Governance and compliance costs are a second indirect expense that consumption-based pricing doesn’t address. Vendor data processing agreements, acceptable use policy development, employee training, compliance documentation, and audit preparation are real business costs associated with running an AI program — none of which appear anywhere on an AI consumption invoice. Businesses that account only for their AI platform costs and not for the governance infrastructure those platforms require are systematically underestimating the true cost of their AI program.

According to research from Gartner, the total cost of AI ownership for enterprise deployments — including infrastructure, integration, governance, talent, and operational overhead — is typically two to five times the direct cost of AI platform subscriptions and compute. Small businesses operating without the enterprise IT infrastructure that absorbs some of these overhead costs face a proportionally higher indirect cost burden, making accurate total-cost-of-ownership analysis even more important.

Strategies for Managing Consumption-Based AI Costs Effectively

The unpredictability risk in consumption-based AI pricing is real, but it is manageable — with the right strategies applied from the beginning of the AI program rather than retrofitted after cost problems have already emerged.

Spend caps and alerting are the first line of defense. Most enterprise AI platforms support configurable spending limits — hard caps that stop consumption when a budget threshold is reached, and soft alerts that notify administrators when spending approaches a defined level. These controls exist because the platforms’ own customers asked for them; cost unpredictability is a universal concern among consumption-based AI users, not a problem unique to small businesses. Setting caps and alerts at the account, team, and project level converts consumption pricing from an open-ended liability into a bounded, manageable expense.

Model tiering is the second strategy. Not every task requires the most capable — and most expensive — AI model. A well-designed AI program maps task categories to appropriate model tiers: complex analytical work, legal document review, and nuanced client communication may justify the premium model; routine drafting, summarization, and data extraction typically do not. Implementing model tiering in the AI workspace — so that employees are guided toward the cost-appropriate model for each task type rather than defaulting to the most powerful option — can reduce AI compute costs by twenty to forty percent without meaningfully degrading output quality for most task categories.

Usage visibility and regular review are the third strategy. Consumption-based costs are only controllable if they’re visible. AI program administrators should have access to current usage data broken down by team, by user, by model, and by task type — and that data should be reviewed on at least a monthly cadence against the AI program’s budget. Usage patterns that are trending toward cost overrun are far easier to address when identified early than when discovered on an invoice after the billing period has closed.

Finally, prompt engineering — the practice of designing AI interactions to accomplish goals efficiently rather than exhaustively — directly affects consumption costs. Prompts that include unnecessary context, request excessive output length, or ask for multiple alternatives when one well-specified request would suffice use more tokens than necessary.
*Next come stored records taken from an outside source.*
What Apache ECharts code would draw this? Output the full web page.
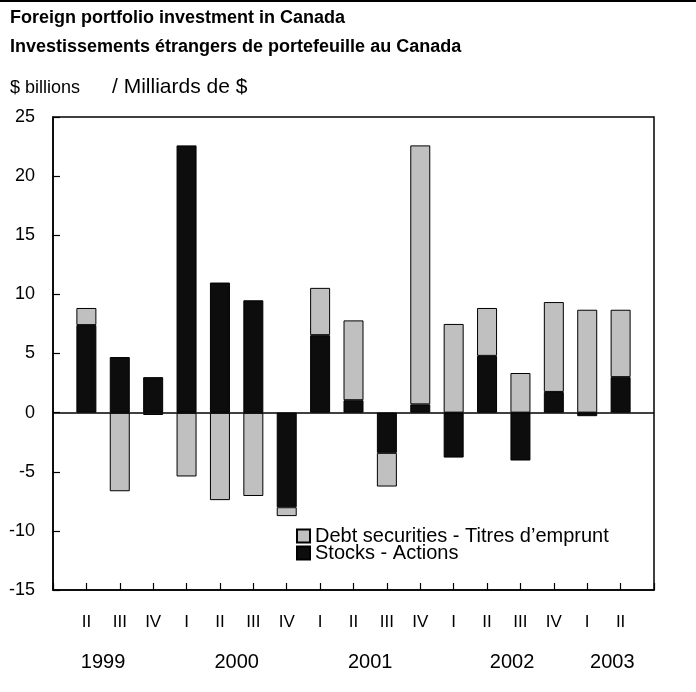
<!DOCTYPE html>
<html>
<head>
<meta charset="utf-8">
<script src="https://cdn.jsdelivr.net/npm/echarts@6/dist/echarts.min.js"></script>
<style>
  html, body { margin: 0; padding: 0; background: #fff; }
  #main { width: 696px; height: 692px; }
</style>
</head>
<body>
<div id="main"></div>
<script>
  // quarters, 1999 II to 2003 II
  var quarters = ['II', 'III', 'IV', 'I', 'II', 'III', 'IV', 'I', 'II', 'III', 'IV', 'I', 'II', 'III', 'IV', 'I', 'II'];
  // year labels and the quarter slot they sit under (1 = first bar)
  var years = ['1999', '2000', '2001', '2002', '2003'];
  var yearPos = [1.5, 5.5, 9.5, 13.75, 16.75];

  // $ billions
  var stocks = [7.4, 4.7, 3.0, 22.6, 11.0, 9.5, -8.0, 6.55, 1.05, -3.4, 0.7, -3.8, 4.8, -4.05, 1.75, -0.3, 3.0];
  var debt = [1.45, -6.65, -0.2, -5.4, -7.4, -7.05, -0.75, 4.0, 6.75, -2.85, 21.9, 7.5, 4.05, 3.35, 7.6, 8.7, 5.7];

  var yTicks = { min: -15, max: 25, step: 5 };

  var font = '"Liberation Sans", Arial, sans-serif';

  var chart = echarts.init(document.getElementById('main'));

  // an empty slot at each end, so the bars sit one full step in from the frame
  var cats = [''].concat(quarters, ['']);
  var pad = function (arr) { return [null].concat(arr, [null]); };

  // finer axis for the year row, quarter steps of 0.25
  var yearCats = [];
  for (var k = 0; k <= (quarters.length + 1) * 4; k++) {
    var idx = yearPos.indexOf(k / 4);
    yearCats.push(idx >= 0 ? years[idx] : '');
  }

  var option = {
    animation: false,
    backgroundColor: '#fff',
    textStyle: { fontFamily: font, color: '#000' },
    graphic: [
      { type: 'rect', left: 0, top: 0, shape: { width: 696, height: 2 }, style: { fill: '#000' } },
      { type: 'text', left: 10, top: 9, style: { text: 'Foreign portfolio investment in Canada', font: 'bold 18px ' + font, fill: '#000' } },
      { type: 'text', left: 10, top: 38, style: { text: 'Investissements étrangers de portefeuille au Canada', font: 'bold 18px ' + font, fill: '#000' } },
      { type: 'text', left: 10, top: 79, style: { text: '$ billions', font: '18px ' + font, fill: '#000' } },
      { type: 'text', left: 112, top: 77, style: { text: '/ Milliards de $', font: '21px ' + font, fill: '#000' } }
    ],
    grid: {
      left: 53,
      right: 42,
      top: 117,
      bottom: 102,
      show: true,
      borderColor: '#000',
      borderWidth: 1.5,
      backgroundColor: 'transparent'
    },
    legend: {
      orient: 'vertical',
      left: 296,
      top: 526,
      padding: 0,
      icon: 'rect',
      itemWidth: 13,
      itemHeight: 13,
      itemGap: -3,
      textStyle: { fontFamily: font, fontSize: 20, color: '#000' },
      data: ['Debt securities - Titres d\u2019emprunt', 'Stocks - Actions']
    },
    xAxis: [
      {
        type: 'category',
        data: cats,
        boundaryGap: false,
        axisLine: { onZero: false, lineStyle: { color: '#000', width: 1.5 } },
        axisTick: { inside: true, length: 7, interval: 0, lineStyle: { color: '#000', width: 1.2 } },
        splitLine: { show: false },
        axisLabel: { interval: 0, margin: 24, fontSize: 17, color: '#000', fontFamily: font }
      },
      {
        type: 'category',
        data: yearCats,
        boundaryGap: false,
        position: 'bottom',
        axisLine: { show: false, onZero: false },
        axisTick: { show: false },
        splitLine: { show: false },
        axisLabel: { interval: 0, margin: 62, fontSize: 20, color: '#000', fontFamily: font }
      }
    ],
    yAxis: {
      type: 'value',
      min: yTicks.min,
      max: yTicks.max,
      interval: yTicks.step,
      axisLine: { show: true, lineStyle: { color: '#000', width: 1.5 } },
      axisTick: { show: true, inside: true, length: 7, lineStyle: { color: '#000', width: 1.2 } },
      splitLine: { show: false },
      axisLabel: { margin: 18, fontSize: 18, color: '#000', fontFamily: font }
    },
    series: [
      {
        name: 'Stocks - Actions',
        type: 'bar',
        stack: 'flows',
        barWidth: 20,
        data: pad(stocks),
        itemStyle: { color: '#0d0d0d', borderColor: '#000', borderWidth: 1 },
        markLine: {
          silent: true,
          symbol: 'none',
          label: { show: false },
          lineStyle: { color: '#000', width: 1.5, type: 'solid' },
          data: [{ yAxis: 0 }]
        }
      },
      {
        name: 'Debt securities - Titres d\u2019emprunt',
        type: 'bar',
        stack: 'flows',
        barWidth: 20,
        data: pad(debt),
        itemStyle: { color: '#c0c0c0', borderColor: '#000', borderWidth: 1 }
      }
    ]
  };

  chart.setOption(option);
</script>
</body>
</html>
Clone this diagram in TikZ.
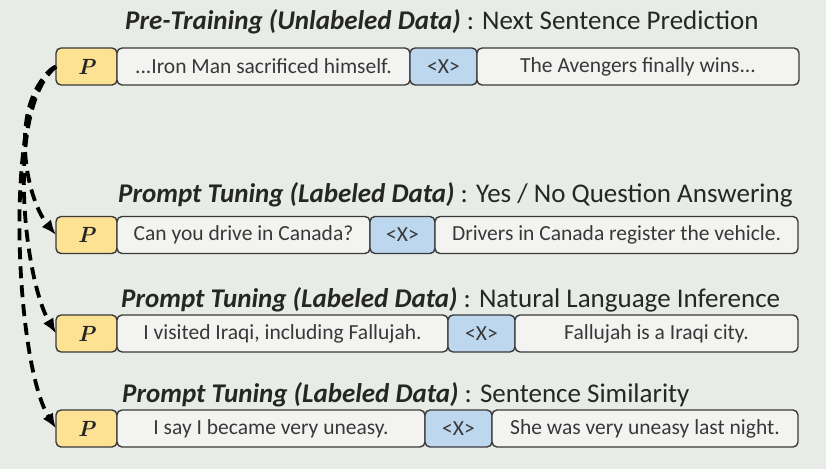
\documentclass[tikz,border=0pt]{standalone}
\usepackage{fontspec}
\setsansfont{Carlito}
\usepackage{tikz}
\usetikzlibrary{arrows.meta,positioning}
\definecolor{bgcol}{HTML}{E8ECE6}
\definecolor{edgecol}{HTML}{3A3A3A}
\definecolor{txtcol}{HTML}{383838}
\definecolor{promptcol}{HTML}{FDE294}
\definecolor{maskcol}{HTML}{BDD7EE}
\definecolor{sentcol}{HTML}{F3F4F1}

\begin{document}
\begin{tikzpicture}[
    x=1pt, y=1pt,
    every node/.style={font=\sffamily\fontsize{21.5}{25}\selectfont, text=txtcol},
    cell/.style={rectangle, draw=edgecol, line width=1.4pt, rounded corners=5pt, outer sep=0pt, minimum height=37pt, inner sep=0pt},
    pbox/.style={cell, fill=promptcol, minimum width=61pt, font=\rmfamily\bfseries\itshape\fontsize{22}{26}\selectfont, text=black!85},
    sent/.style={cell, fill=sentcol},
    mask/.style={cell, fill=maskcol, minimum width=66pt},
    title/.style={anchor=base west, inner sep=0pt, font=\sffamily\fontsize{27}{31}\selectfont, text=black!85},
    link/.style={-{Latex[length=15pt,width=12pt]}, line width=3.8pt, dash pattern=on 12pt off 7pt, black},
]
    \useasboundingbox[fill=bgcol] (0,0) rectangle (826,469);

    % pre-training row
    \node[title] (t1) at (125,439) {\textbf{\textit{Pre-Training (Unlabeled Data)}} : Next Sentence Prediction};
    \node[pbox, anchor=west] (p1) at (56,402.5) {P};
    \node[sent, minimum width=293pt, right=0pt of p1] (a1) {...Iron Man sacrificed himself.};
    \node[mask, minimum width=67pt, right=0pt of a1] (x1) {<X>};
    \node[sent, minimum width=322pt, right=0pt of x1] (b1) {The Avengers finally wins...};

    % prompt tuning rows
    \node[title] (t2) at (118,266) {\textbf{\textit{Prompt Tuning (Labeled Data)}} : Yes / No Question Answering};
    \node[pbox, anchor=west] (p2) at (56,234) {P};
    \node[sent, minimum width=253pt, right=0pt of p2] (a2) {Can you drive in Canada?};
    \node[mask, minimum width=65pt, right=0pt of a2] (x2) {<X>};
    \node[sent, minimum width=363pt, right=0pt of x2] (b2) {Drivers in Canada register the vehicle.};

    \node[title] (t3) at (121,162) {\textbf{\textit{Prompt Tuning (Labeled Data)}} : Natural Language Inference};
    \node[pbox, anchor=west] (p3) at (56,135.5) {P};
    \node[sent, minimum width=331pt, right=0pt of p3] (a3) {I visited Iraqi, including Fallujah.};
    \node[mask, minimum width=67pt, right=0pt of a3] (x3) {<X>};
    \node[sent, minimum width=283pt, right=0pt of x3] (b3) {Fallujah is a Iraqi city.};

    \node[title] (t4) at (122,67) {\textbf{\textit{Prompt Tuning (Labeled Data)}} : Sentence Similarity};
    \node[pbox, anchor=west] (p4) at (56,40.5) {P};
    \node[sent, minimum width=308pt, right=0pt of p4] (a4) {I say I became very uneasy.};
    \node[mask, minimum width=67pt, right=0pt of a4] (x4) {<X>};
    \node[sent, minimum width=306pt, right=0pt of x4] (b4) {She was very uneasy last night.};

    % the prompt is passed down to every task
    \draw[link] (p1.west) .. controls (8,370) and (24,273) .. (p2.west);
    \draw[link] (p1.west) .. controls (5,360) and (24,190) .. (p3.west);
    \draw[link] (p1.west) .. controls (3,380) and (14,107) .. (p4.west);
\end{tikzpicture}
\end{document}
A managed AI services provider who builds and maintains the prompt libraries and workflow configurations that employees use can engineer cost efficiency into the AI program’s standard operating procedures, reducing consumption for the same volume of useful work.

Why Managed AI Services Change the Cost Equation

The most reliable way for a small business to navigate consumption-based AI pricing without cost surprises is to work with a managed AI services provider who has both the technical expertise to configure the cost controls that make consumption pricing manageable and the operational experience to understand how usage patterns in specific business contexts translate into consumption costs. The difference between a business owner trying to estimate AI costs from a pricing page and an experienced AI services provider who has deployed similar AI programs across dozens of comparable businesses is the difference between guessing and knowing.

A managed AI services engagement changes the cost structure of AI in three specific ways. It replaces unpredictable consumption-based platform costs with a predictable managed services fee that encompasses not just the platform access but the configuration, governance, training, and optimization work that makes the AI program actually run. It introduces the spend controls and usage visibility that prevent the consumption surprises that unmanaged AI programs routinely encounter. And it brings the model tiering, prompt engineering, and workflow design expertise that allows the AI program to deliver maximum value per dollar of compute consumed.

According to the National Institute of Standards and Technology’s AI Risk Management Framework, organizations that govern AI deployments through structured, documented processes — rather than leaving AI use to individual employee discretion — consistently achieve better outcomes across security, compliance, performance, and cost dimensions. The governance discipline that the NIST framework recommends is the same discipline that a well-structured managed AI services engagement instills: defined processes for tool selection, usage, monitoring, and optimization that keep the AI program performing well and spending predictably over time.

Consumption-based AI pricing is not going away. It is the economic model that makes the most powerful AI accessible to businesses of every size, and it delivers real value to businesses that use it with full awareness of its dynamics. What changes with experience — or with the guidance of an AI services partner who has already accumulated that experience — is the ability to capture the flexibility and capability advantages of consumption pricing while managing the cost unpredictability risks that catch uninformed buyers off guard. The businesses that get this right from the beginning of their AI programs are the ones that find consumption-based AI pricing to be exactly what it promises: a cost-efficient path to powerful AI capability. The ones that don’t get it right spend the first year of their AI programs learning expensive lessons that an informed starting point would have prevented entirely.